Yung Lean and his crew similarly have the internet to thank for their highly aestheticized and stylized approach to music, but don't share the same interest in the promise of anonymity (do any young hip-hop stars?). 18-year-old Jonatan Leandoer Håstad aka Yung Lean hails from Stockholm but the cult following he’s garnered has until now mostly been scattered through North America and other parts of Europe. Earmarked as “a pit bull in a fun-house mirror of hip-hop mannerisms” by The New York Times, he is the ringleader of a clan of beatmakers and producers that goes by the name, Sad Boys. Blasé rhymes portraying suburban ennui and isolation over trappy hihats and melancholic, aimless bass lines are backed by an aesthetic rigged with early 2000’s paraphernalia and consumer trash references, Japanese characters and bucket hats, a penchant for cough syrup highs and self-pity, and the explicit worship of the last decade’s rap heroes.
18+'s tunes rely on this same ability and were pumped up almost exclusively via the platform of the web, but differ from Soda Plains' music not only in the specifics of the stylistic approach but in the richness it offers in sexual and political connotation of the interplay between female [avatar] and male [avatar]. 18+ is hyper-real, plasticized, alienated hip-swinging; the duo's approach is as body-recalling in its slimy R&B leanings as it is sleek. In conjunction with their new album, Trust, on Houndstooth, they’ve begun to emerge from their shells as recognizable, live-performing artists, or at least to meld this blood-and-flesh identity with the anonymous and perplexing Internet presence that had come to be associated with 18+. Both members drizzle listless words over sparse but compressed, gem-like motley beats, resulting in music that dizzily walks the line between playful seduction and the apathetic sexual oversaturation that might also be seen as a potential byproduct of the internet in our lives.

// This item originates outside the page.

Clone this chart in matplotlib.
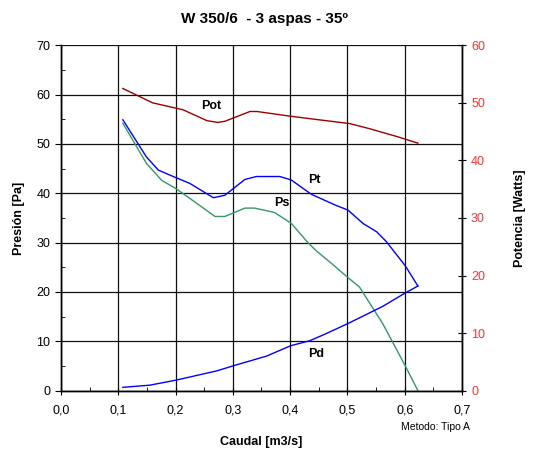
import matplotlib
matplotlib.use("Agg")
import matplotlib.pyplot as plt
from matplotlib.ticker import MultipleLocator, FuncFormatter

plt.rcParams['font.family'] = ['Liberation Sans', 'DejaVu Sans']

# Pt (presion total), Pa
pt_x = [0.108, 0.149, 0.170, 0.200, 0.225, 0.266, 0.286, 0.321, 0.341, 0.382,
        0.402, 0.437, 0.481, 0.501, 0.527, 0.551, 0.568, 0.601, 0.623]
pt_y = [54.9, 47.4, 44.7, 43.2, 42.0, 39.1, 39.6, 42.8, 43.4, 43.4,
        42.7, 39.8, 37.5, 36.6, 33.9, 32.2, 30.2, 25.3, 21.2]

# Ps (presion estatica), Pa
ps_x = [0.108, 0.149, 0.176, 0.200, 0.216, 0.269, 0.286, 0.321, 0.338, 0.373,
        0.402, 0.431, 0.446, 0.470, 0.500, 0.521, 0.562, 0.601, 0.623]
ps_y = [54.2, 46.1, 42.6, 41.0, 39.7, 35.3, 35.3, 37.0, 37.0, 36.1,
        33.9, 30.0, 28.3, 26.0, 23.0, 21.0, 13.5, 5.0, 0.0]

# Pd (presion dinamica), Pa
pd_x = [0.108, 0.155, 0.200, 0.272, 0.300, 0.359, 0.401, 0.434, 0.458, 0.501,
        0.562, 0.601, 0.623]
pd_y = [0.66, 1.1, 2.1, 4.0, 5.0, 7.0, 9.1, 10.1, 11.3, 13.6,
        17.1, 19.8, 21.2]

# Pot (potencia), Watts
pot_x = [0.108, 0.160, 0.213, 0.255, 0.274, 0.286, 0.330, 0.342, 0.399, 0.447,
         0.504, 0.539, 0.588, 0.623]
pot_y = [52.5, 50.0, 48.8, 46.9, 46.6, 46.8, 48.5, 48.5, 47.7, 47.1,
         46.4, 45.5, 44.1, 43.0]

fig = plt.figure(figsize=(5.33, 4.5), dpi=100)
ax = fig.add_axes([0.1144, 0.132, 0.7524, 0.7673])
ax2 = ax.twinx()

ax.plot(pt_x, pt_y, color='#0000FF', lw=1.0)
ax.plot(ps_x, ps_y, color='#339966', lw=1.0)
ax.plot(pd_x, pd_y, color='#0000FF', lw=1.0)
ax2.plot(pot_x, pot_y, color='#990000', lw=1.0)

ax.set_xlim(0, 0.7)
ax.set_ylim(0, 70)
ax2.set_ylim(0, 60)

ax.xaxis.set_major_locator(MultipleLocator(0.1))
ax.xaxis.set_minor_locator(MultipleLocator(0.05))
ax.yaxis.set_major_locator(MultipleLocator(10))
ax.yaxis.set_minor_locator(MultipleLocator(5))
ax2.yaxis.set_major_locator(MultipleLocator(10))
ax.xaxis.set_major_formatter(FuncFormatter(lambda v, p: f"{v:.1f}".replace('.', ',')))

ax.grid(True, which='major', color='#111111', lw=0.9)
ax.set_axisbelow(True)

ax.tick_params(axis='x', which='major', direction='inout', length=6, labelsize=9, pad=7)
ax.tick_params(axis='x', which='minor', direction='in', length=3)
ax.tick_params(axis='y', which='major', direction='out', length=4, labelsize=9)
ax.tick_params(axis='y', which='minor', direction='in', length=3)
ax2.tick_params(axis='y', which='major', direction='inout', length=6, labelsize=9,
                labelcolor='#FF3333')

for a in (ax, ax2):
    for s in a.spines.values():
        s.set_linewidth(1.0)
    a.spines['top'].set_visible(False)

ax.text(0.262, 57.7, 'Pot', fontsize=9, fontweight='bold', ha='center', va='center')
ax.text(0.443, 42.7, 'Pt', fontsize=9, fontweight='bold', ha='center', va='center')
ax.text(0.386, 38.1, 'Ps', fontsize=9, fontweight='bold', ha='center', va='center')
ax.text(0.446, 7.4, 'Pd', fontsize=9, fontweight='bold', ha='center', va='center')

fig.text(0.497, 0.958, 'W 350/6  - 3 aspas - 35º', fontsize=11, fontweight='bold',
         ha='center', va='center')
ax.set_xlabel('Caudal [m3/s]', fontsize=9, fontweight='bold', labelpad=14)
ax.set_ylabel('Presión [Pa]', fontsize=9, fontweight='bold', labelpad=8)
ax2.set_ylabel('Potencia [Watts]', fontsize=9, fontweight='bold', labelpad=21)
fig.text(0.882, 0.052, 'Metodo: Tipo A', fontsize=7.5, ha='right', va='center')

fig.savefig('out.png', dpi=100)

Appearing in support of their album, Live At the Cairo High Cinema Institute, E.E.K. feat Islam Chipsy are perhaps the evening's strongest representatives of a localized sound. Their music is borne out of “electro chaabi," an Egyptian musical trend associated with wedding celebrations, which in the tightly controlled society constitute an opportunity for freer musical expression. In the collaboration, the hyper-activating sound of E.E.K. combines Islam Chipsy’s freewheeling Shaabi keyboard blazes with a percussive maelstrom produced by Islam Ta’ta’ and Khaled Mando frenetically bashing away on two drumkits. Connecting the Arab underground with a Western YouTube sound world, the trio creates something that sounds “like Aphex Twin taking over the decks at your boring nephew’s wedding.” (The Quietus)
Like 18+, Soda Plains' popularity as a musician has risen in spite or because of a void of information about his/her identity and parallel to the promotion, as a filler for this void, of a plasticized, flex-gendered avatar as a facade and symbol for the music. Soda Plains' tunes depend on the internet's ability to stretch, synthesize, and obliterate categories of race, gender, nationality, and musical genre.
CTM curator Michail Stangl aka Opium Hum will inaugurate the evening with a broad-paletted set.